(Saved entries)
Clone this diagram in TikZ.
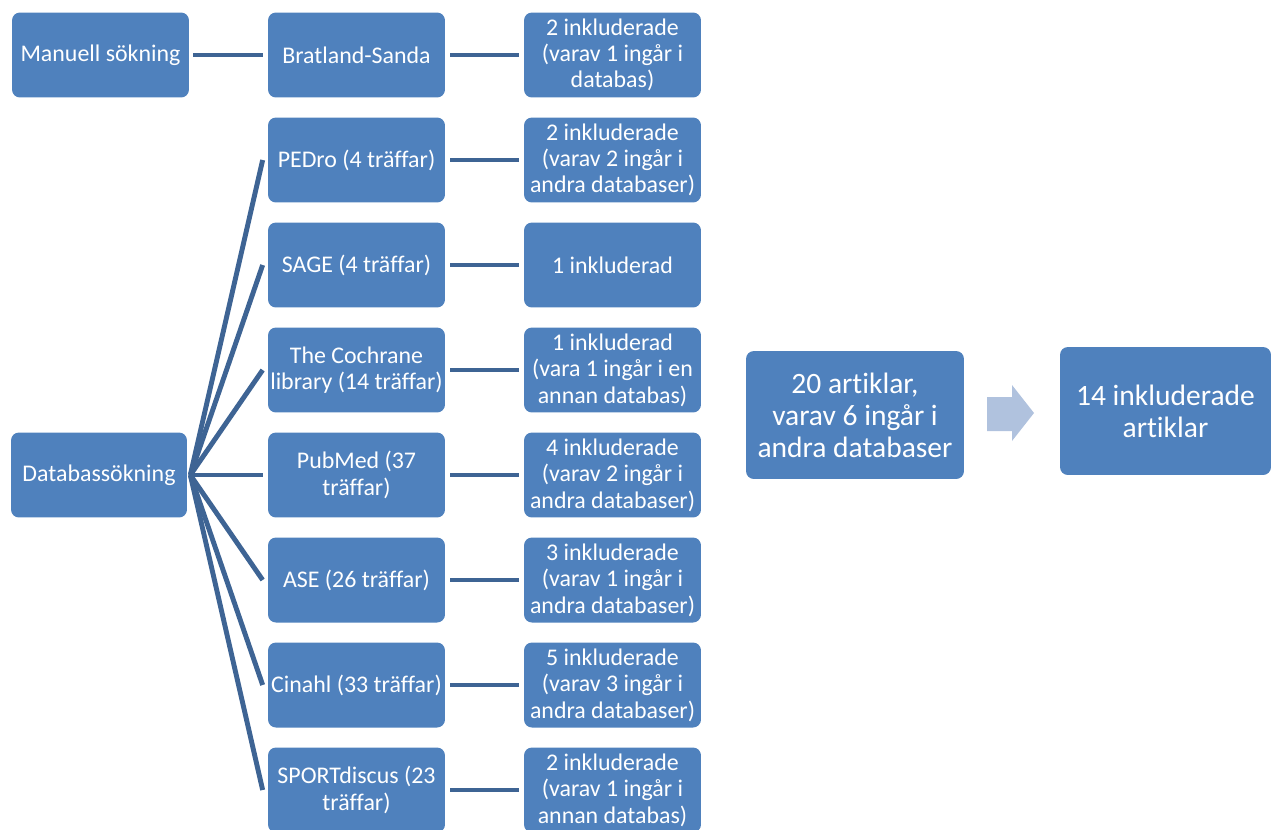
\documentclass[tikz,border=0pt]{standalone}
\usepackage{fontspec}
\setmainfont{Carlito}[Ligatures=NoCommon]
\definecolor{boxblue}{RGB}{79,129,189}
\definecolor{lineblue}{RGB}{62,100,148}
\definecolor{arrowblue}{RGB}{176,194,222}
\tikzset{
    box/.style={rectangle, rounded corners=4.5pt, fill=boxblue, text=white,
        align=center, inner sep=0pt, minimum width=3.54cm, minimum height=1.7cm,
        font=\fontsize{13.6}{15}\selectfont},
    bigbox/.style={box, minimum height=2.56cm, font=\fontsize{16.8}{18.2}\selectfont},
    link/.style={draw=lineblue, line width=2.8pt}
}
\begin{document}
\begin{tikzpicture}[x=0.02cm, y=-0.02cm]
    \useasboundingbox (0,0) rectangle (1272,829);
    \clip (0,0) rectangle (1272,829);

    % Manuell sökning
    \node[box] (man) at (100.5,55) {Manuell sökning};
    \node[box] (bra) at (356.5,55) {Bratland-Sanda};
    \node[box] (bra2) at (612.5,55) {2 inkluderade\\(varav 1 ingår i\\databas)};

    % Databassökning
    \node[box, minimum width=3.52cm] (dbs) at (99,475) {Databassökning};

    % Databaser
    \node[box] (ped) at (356.5,160) {PEDro (4 träffar)};
    \node[box] (sag) at (356.5,265) {SAGE (4 träffar)};
    \node[box] (coc) at (356.5,370) {The Cochrane\\library (14 träffar)};
    \node[box] (pub) at (356.5,475) {PubMed (37\\träffar)};
    \node[box] (ase) at (356.5,580) {ASE (26 träffar)};
    \node[box] (cin) at (356.5,685) {Cinahl (33 träffar)};
    \node[box] (spo) at (356.5,790) {SPORTdiscus (23\\träffar)};

    % Inkluderade
    \node[box] (ped2) at (612.5,160) {2 inkluderade\\(varav 2 ingår i\\andra databaser)};
    \node[box] (sag2) at (612.5,265) {1 inkluderad};
    \node[box] (coc2) at (612.5,370) {1 inkluderad\\(vara 1 ingår i en\\annan databas)};
    \node[box] (pub2) at (612.5,475) {4 inkluderade\\(varav 2 ingår i\\andra databaser)};
    \node[box] (ase2) at (612.5,580) {3 inkluderade\\(varav 1 ingår i\\andra databaser)};
    \node[box] (cin2) at (612.5,685) {5 inkluderade\\(varav 3 ingår i\\andra databaser)};
    \node[box] (spo2) at (612.5,790) {2 inkluderade\\(varav 1 ingår i\\annan databas)};

    % Resultat
    \node[bigbox, minimum width=4.36cm] (sum) at (855,415) {20 artiklar,\\varav 6 ingår i\\andra databaser};
    \node[bigbox, minimum width=4.22cm] (res) at (1165.5,411) {14 inkluderade\\artiklar};

    % Linjer
    \draw[link, shorten <=0.08cm, shorten >=0.1cm] (man) -- (bra);
    \draw[link, shorten <=0.1cm, shorten >=0.1cm] (bra) -- (bra2);
    \foreach \n in {ped,sag,coc,pub,ase,cin,spo} {
        \draw[link] ([xshift=0.06cm]dbs.east) -- ([xshift=-0.1cm]\n.west);
        \draw[link, shorten <=0.1cm, shorten >=0.1cm] (\n) -- (\n2);
    }

    % Pil
    \fill[arrowblue] (987,397) -- (1012,397) -- (1012,385) -- (1034,413)
        -- (1012,441) -- (1012,431) -- (987,431) -- cycle;
\end{tikzpicture}
\end{document}
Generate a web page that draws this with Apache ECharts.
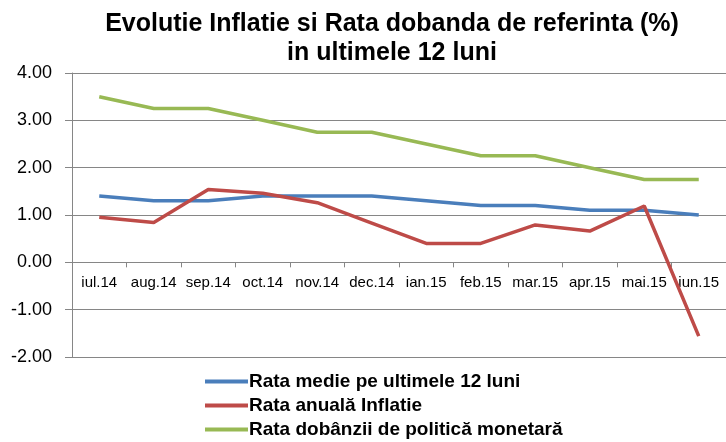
<!DOCTYPE html>
<html>
<head>
<meta charset="utf-8">
<script src="https://cdn.jsdelivr.net/npm/echarts@6/dist/echarts.min.js"></script>
<style>
  html, body { margin: 0; padding: 0; background: #fff; }
  #chart { width: 726px; height: 442px; }
</style>
</head>
<body>
<div id="chart"></div>
<script>
// luni (iul.14 - iun.15)
const months = ['iul.14', 'aug.14', 'sep.14', 'oct.14', 'nov.14', 'dec.14',
  'ian.15', 'feb.15', 'mar.15', 'apr.15', 'mai.15', 'iun.15'];

const rataMedie = [1.40, 1.30, 1.30, 1.40, 1.40, 1.40, 1.30, 1.20, 1.20, 1.10, 1.10, 1.00];
const rataAnuala = [0.95, 0.84, 1.54, 1.46, 1.26, 0.83, 0.40, 0.40, 0.79, 0.66, 1.19, -1.56];
const rataDobanzii = [3.50, 3.25, 3.25, 3.00, 2.75, 2.75, 2.50, 2.25, 2.25, 2.00, 1.75, 1.75];

const seriesNames = ['Rata medie pe ultimele 12 luni', 'Rata anuală Inflatie', 'Rata dobânzii de politică monetară'];
const colors = ['#4a7ebb', '#be4b48', '#98b954'];

const FONT = 'Liberation Sans, Arial, sans-serif';
const chart = echarts.init(document.getElementById('chart'));

const lineSeries = (name, data, color) => ({
  name: name,
  type: 'line',
  data: data,
  symbol: 'none',
  lineStyle: { color: color, width: 3.5 },
  itemStyle: { color: color }
});

// one legend per row, so they stack exactly like the original
const legendRow = (name, top) => ({
  orient: 'horizontal',
  left: 200,
  top: top,
  icon: 'rect',
  itemWidth: 43,
  itemHeight: 4,
  itemGap: 0,
  data: [name],
  textStyle: {
    fontFamily: FONT,
    fontWeight: 'bold',
    fontSize: 19,
    color: '#000',
    padding: [0, 0, 0, -4]
  }
});

chart.setOption({
  animation: false,
  title: {
    text: 'Evolutie Inflatie si Rata dobanda de referinta (%)\nin ultimele 12 luni',
    left: 387,
    top: 5,
    textAlign: 'center',
    textStyle: {
      fontFamily: FONT,
      fontWeight: 'bold',
      fontSize: 25,
      lineHeight: 29,
      color: '#000'
    }
  },
  legend: [
    legendRow(seriesNames[0], 367),
    legendRow(seriesNames[1], 391),
    legendRow(seriesNames[2], 415)
  ],
  grid: { left: 72, top: 73, width: 662, height: 284 },
  xAxis: {
    type: 'category',
    data: months,
    boundaryGap: true,
    position: 'bottom',
    offset: -94.67,
    axisLine: { onZero: false, lineStyle: { color: '#868686', width: 1 } },
    axisTick: { show: true, interval: 0, length: 5, lineStyle: { color: '#868686' } },
    axisLabel: {
      interval: 0,
      margin: 13,
      fontFamily: FONT,
      fontSize: 15,
      color: '#000'
    }
  },
  yAxis: {
    type: 'value',
    min: -2,
    max: 4,
    interval: 1,
    axisLine: { show: true, lineStyle: { color: '#868686', width: 1 } },
    axisTick: { show: true, length: 7, lineStyle: { color: '#868686' } },
    splitLine: { show: true, lineStyle: { color: '#868686', width: 1 } },
    axisLabel: {
      margin: 20,
      fontFamily: FONT,
      fontSize: 18,
      color: '#000',
      formatter: v => v.toFixed(2)
    }
  },
  series: [
    lineSeries(seriesNames[0], rataMedie, colors[0]),
    lineSeries(seriesNames[1], rataAnuala, colors[1]),
    lineSeries(seriesNames[2], rataDobanzii, colors[2])
  ]
});
</script>
</body>
</html>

Written task
From the first line of the entries above down to the line holding "minimum width=3.52cm] (dbs)", quote each line exactly and nothing else, skipping pictures.

Solution
Clone this diagram in TikZ.
\documentclass[tikz,border=0pt]{standalone}
\usepackage{fontspec}
\setmainfont{Carlito}[Ligatures=NoCommon]
\definecolor{boxblue}{RGB}{79,129,189}
\definecolor{lineblue}{RGB}{62,100,148}
\definecolor{arrowblue}{RGB}{176,194,222}
\tikzset{
    box/.style={rectangle, rounded corners=4.5pt, fill=boxblue, text=white,
        align=center, inner sep=0pt, minimum width=3.54cm, minimum height=1.7cm,
        font=\fontsize{13.6}{15}\selectfont},
    bigbox/.style={box, minimum height=2.56cm, font=\fontsize{16.8}{18.2}\selectfont},
    link/.style={draw=lineblue, line width=2.8pt}
}
\begin{document}
\begin{tikzpicture}[x=0.02cm, y=-0.02cm]
    \useasboundingbox (0,0) rectangle (1272,829);
    \clip (0,0) rectangle (1272,829);

    % Manuell sökning
    \node[box] (man) at (100.5,55) {Manuell sökning};
    \node[box] (bra) at (356.5,55) {Bratland-Sanda};
    \node[box] (bra2) at (612.5,55) {2 inkluderade\\(varav 1 ingår i\\databas)};

    % Databassökning
    \node[box, minimum width=3.52cm] (dbs) at (99,475) {Databassökning};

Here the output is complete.